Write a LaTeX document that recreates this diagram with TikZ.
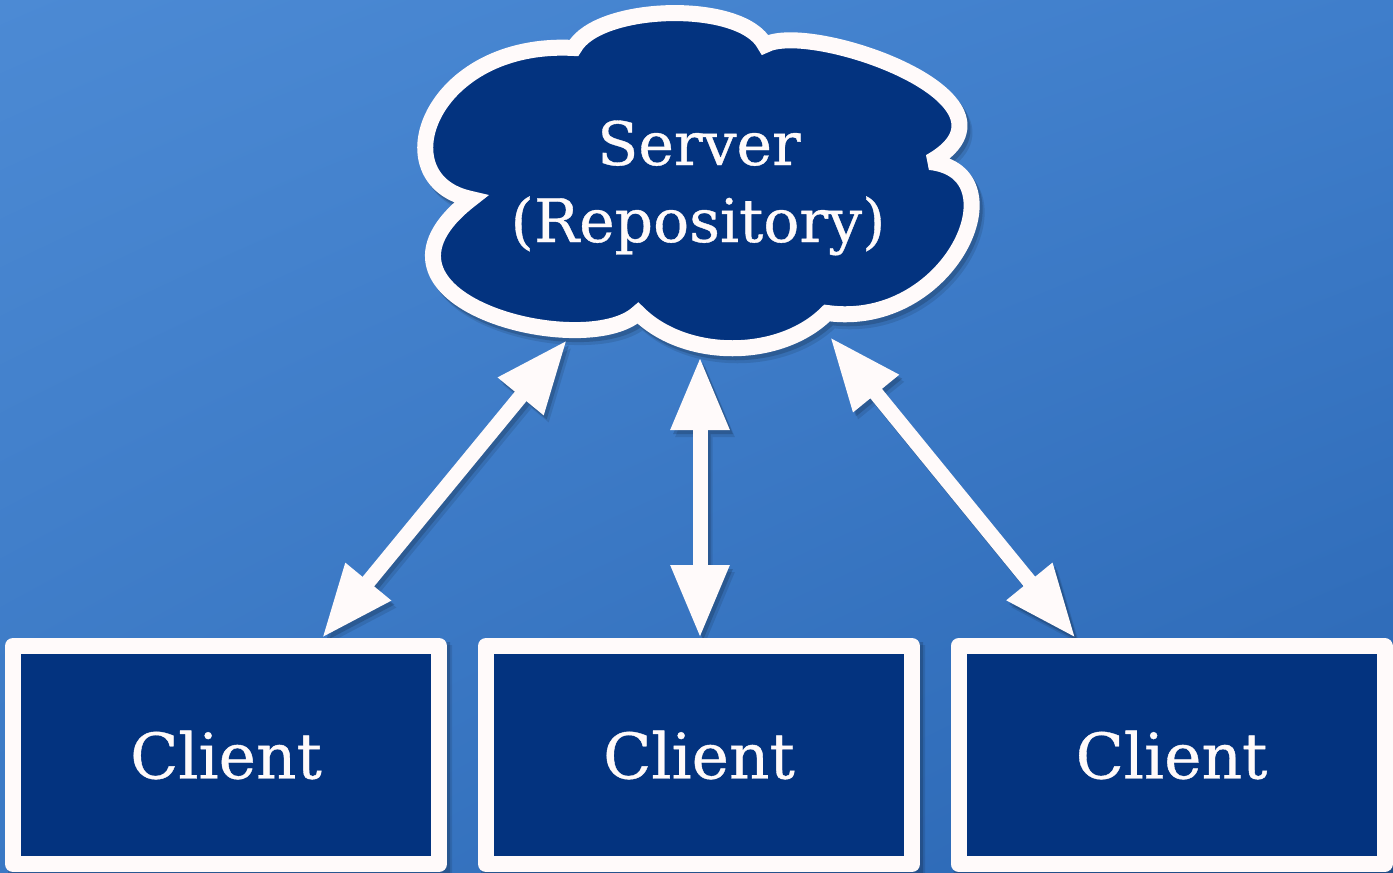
\documentclass[tikz,border=0pt]{standalone}
\usepackage{fontspec}
\setmainfont{DejaVu Serif}
\newfontfamily\slabfont{DejaVu Serif}[FakeBold=0.6]
\usetikzlibrary{arrows.meta,calc,shadings}
\definecolor{navy}{HTML}{03337F}
\definecolor{bgUL}{HTML}{4C8AD4}
\definecolor{bgUR}{HTML}{3F7ECB}
\definecolor{bgLL}{HTML}{3A78C4}
\definecolor{bgLR}{HTML}{2A66B3}
\definecolor{offwhite}{HTML}{FFFAFA}
\pgfdeclarelayer{bgshade}
\pgfdeclarelayer{shadowlayer}
\pgfsetlayers{bgshade,shadowlayer,main}
\newcommand\cloudshape{(574,48) .. controls (598,4) and (742,0) .. (765,45)
  .. controls (810,20) and (1040,100) .. (930,162)
  .. controls (1022,172) and (950,330) .. (827,313)
  .. controls (780,360) and (685,360) .. (638,313)
  .. controls (585,362) and (340,300) .. (471,199)
  .. controls (380,180) and (430,40) .. (574,48) -- cycle}
\tikzset{
  client/.style={draw=offwhite, line width=16pt, fill=navy, minimum width=426pt,
    minimum height=218pt, inner sep=0pt, text=offwhite, line join=round,
    font=\slabfont\fontsize{63}{70}\selectfont},
  srvtext/.style={text=offwhite, anchor=base, inner sep=0pt,
    font=\slabfont\fontsize{60}{70}\selectfont},
  arr/.style={draw=offwhite, line width=15pt,
    {Triangle[length=73pt,width=55pt]}-{Triangle[length=73pt,width=55pt]}},
  shadowarr/.style={draw=black, line width=15pt,
    {Triangle[length=73pt,width=55pt]}-{Triangle[length=73pt,width=55pt]}}
}
\begin{document}
\begin{tikzpicture}[x=1pt,y=-1pt]
\useasboundingbox (0,0) rectangle (1393,873);
\begin{pgfonlayer}{bgshade}
\shade[upper left=bgUL, upper right=bgUR, lower left=bgLL, lower right=bgLR]
  (0,0) rectangle (1393,873);
\end{pgfonlayer}

% client boxes
\node[client] (k1) at (226,755) {Client};
\node[client] (k2) at (699,755) {Client};
\node[client] (k3) at (1171.5,755) {Client};

% arrow endpoints on the cloud
\coordinate (sL) at (567,340);
\coordinate (sM) at (700,357);
\coordinate (sR) at (830,337);

\begin{pgfonlayer}{shadowlayer}
\foreach \dx/\dy/\op in {5/7/.10, 3/4/.16}{
\begin{scope}[transparency group, opacity=\op]
  \foreach \c in {k1,k2,k3}{
    \fill ($(\c.south west)+(\dx,\dy)$) rectangle ($(\c.north east)+(\dx,\dy)$);
  }
  \draw[shadowarr] ($(sL)+(\dx,\dy)$) -- ($(k1.north)+(96+\dx,\dy)$);
  \draw[shadowarr] ($(sM)+(\dx,\dy)$) -- ($(k2.north)+(1+\dx,\dy)$);
  \draw[shadowarr] ($(sR)+(\dx,\dy)$) -- ($(k3.north)+(-96+\dx,\dy)$);
  \filldraw[black, line width=16pt, line join=round, shift={(\dx,\dy)}] \cloudshape;
\end{scope}
}
\end{pgfonlayer}

% arrows
\draw[arr] (sL) -- ([xshift=96pt]k1.north);
\draw[arr] (sM) -- ([xshift=1pt]k2.north);
\draw[arr] (sR) -- ([xshift=-96pt]k3.north);

% cloud
\filldraw[draw=offwhite, fill=navy, line width=16pt, line join=miter, miter limit=2.6] \cloudshape;

\node[srvtext] (srv) at (699,165) {Server};
\node[srvtext] (repo) at (698,242) {(Repository)};
\end{tikzpicture}
\end{document}
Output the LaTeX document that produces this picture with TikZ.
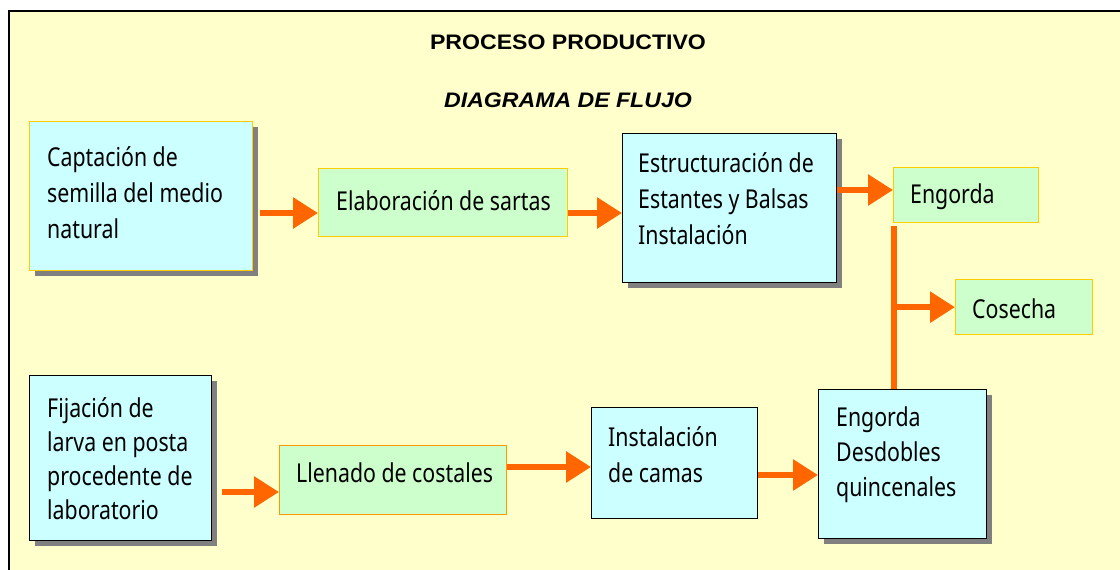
\documentclass[tikz,border=0pt]{standalone}
\usepackage{fontspec}
\setmainfont{Noto Sans}[FakeStretch=0.82]
\newfontfamily\titlefont{Liberation Sans}[FakeStretch=1.1]
\usetikzlibrary{arrows.meta}
\definecolor{bgy}{HTML}{FFFFCC}
\definecolor{cyanb}{HTML}{CCFFFF}
\definecolor{greenb}{HTML}{CCFFCC}
\definecolor{goldb}{HTML}{FFCC00}
\definecolor{orangeb}{HTML}{FF9900}
\definecolor{arrc}{HTML}{FF6600}
\definecolor{shad}{HTML}{808080}
\begin{document}
\begin{tikzpicture}[x=1pt,y=-1pt,
  bx/.style={rectangle, anchor=north west, inner sep=0pt, line width=1.3pt},
  cy/.style={bx, fill=cyanb, draw=black},
  cyg/.style={bx, fill=cyanb, draw=goldb},
  gr/.style={bx, fill=greenb, draw=goldb},
  gro/.style={bx, fill=greenb, draw=orangeb},
  shadowed/.style={preaction={fill=shad, draw=none, transform canvas={xshift=5pt, yshift=-5pt}}},
  txt/.style={anchor=west, align=left, inner sep=0pt, font=\fontsize{26}{36}\selectfont},
  ln/.style={draw=arrc, line width=6pt},
  arr/.style={ln, -{Triangle[length=25pt,width=30pt]}},
  ttl/.style={inner sep=0pt, font=\titlefont\bfseries\fontsize{21}{24}\selectfont}
]
\useasboundingbox (0,0) rectangle (1120,570);
\fill[white] (0,0) rectangle (1120,570);
\draw[fill=bgy, line width=2pt] (9,11) rectangle (1135,585);

\node[ttl] (t1) at (568,42) {PROCESO PRODUCTIVO};
\node[ttl, font=\titlefont\bfseries\itshape\fontsize{21}{24}\selectfont] (t2) at (568,100) {DIAGRAMA DE FLUJO};

% boxes
\node[cyg, shadowed, minimum width=223pt, minimum height=149pt] (capt) at (29,121) {};
\node[gr, minimum width=249pt, minimum height=68pt] (elab) at (318,168) {};
\node[cy, shadowed, minimum width=214pt, minimum height=149pt] (estr) at (622,133) {};
\node[gr, minimum width=145pt, minimum height=55pt] (eng1) at (893,167) {};
\node[gr, minimum width=137pt, minimum height=55pt] (cos) at (955,279) {};
\node[cy, shadowed, minimum width=182pt, minimum height=165pt] (fij) at (29,375) {};
\node[gro, minimum width=227pt, minimum height=69pt] (llen) at (279,445) {};
\node[cy, minimum width=166pt, minimum height=111pt] (inst) at (591,407) {};
\node[cy, shadowed, minimum width=168pt, minimum height=149pt] (engd) at (818,389) {};

% texts
\node[txt] (tcapt) at (47,193) {Captación de\\semilla del medio\\natural};
\node[txt] (telab) at (336,201) {Elaboración de sartas};
\node[txt] (testr) at (638,199) {Estructuración de\\Estantes y Balsas\\Instalación};
\node[txt] (teng1) at (910,197) {Engorda};
\node[txt] (tcos) at (972,309) {Cosecha};
\node[txt, font=\fontsize{26}{34}\selectfont] (tfij) at (47,459) {Fijación de\\larva en posta\\procedente de\\laboratorio};
\node[txt] (tllen) at (296,473) {Llenado de costales};
\node[txt] (tinst) at (608,455) {Instalación\\de camas};
\node[txt, font=\fontsize{26}{35}\selectfont] (tengd) at (836,455) {Engorda\\Desdobles\\quincenales};

% connectors
\draw[arr, shorten <=7pt] (capt.east |- 0,213) -- (elab.west |- 0,213);
\draw[arr] (elab.east |- 0,213) -- (estr.west |- 0,213);
\draw[arr] (estr.east |- 0,190) -- (eng1.west |- 0,190);
\draw[ln, shorten <=3pt] ([xshift=1pt]eng1.south west) -- ([xshift=1pt]eng1.south west |- engd.north);
\draw[arr] ([xshift=1pt]eng1.south west |- cos.west) -- (cos.west);
\draw[arr, shorten <=10pt] (fij.east |- 0,492) -- (llen.west |- 0,492);
\draw[arr] (llen.east |- 0,467) -- (inst.west |- 0,467);
\draw[arr] (inst.east |- 0,475) -- (engd.west |- 0,475);
\end{tikzpicture}
\end{document}
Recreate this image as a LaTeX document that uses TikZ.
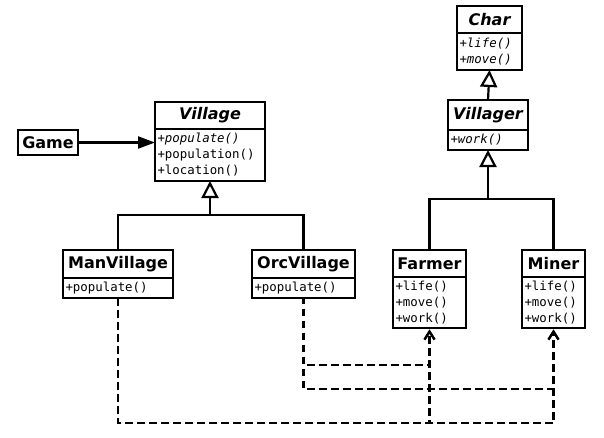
----
**Written problem**
From the entries above, copy out every line where the string "that" appears.

**Written response**
Write a LaTeX document that recreates this diagram with TikZ.
Output the LaTeX document that produces this picture with TikZ.
Recreate this image as a LaTeX document that uses TikZ.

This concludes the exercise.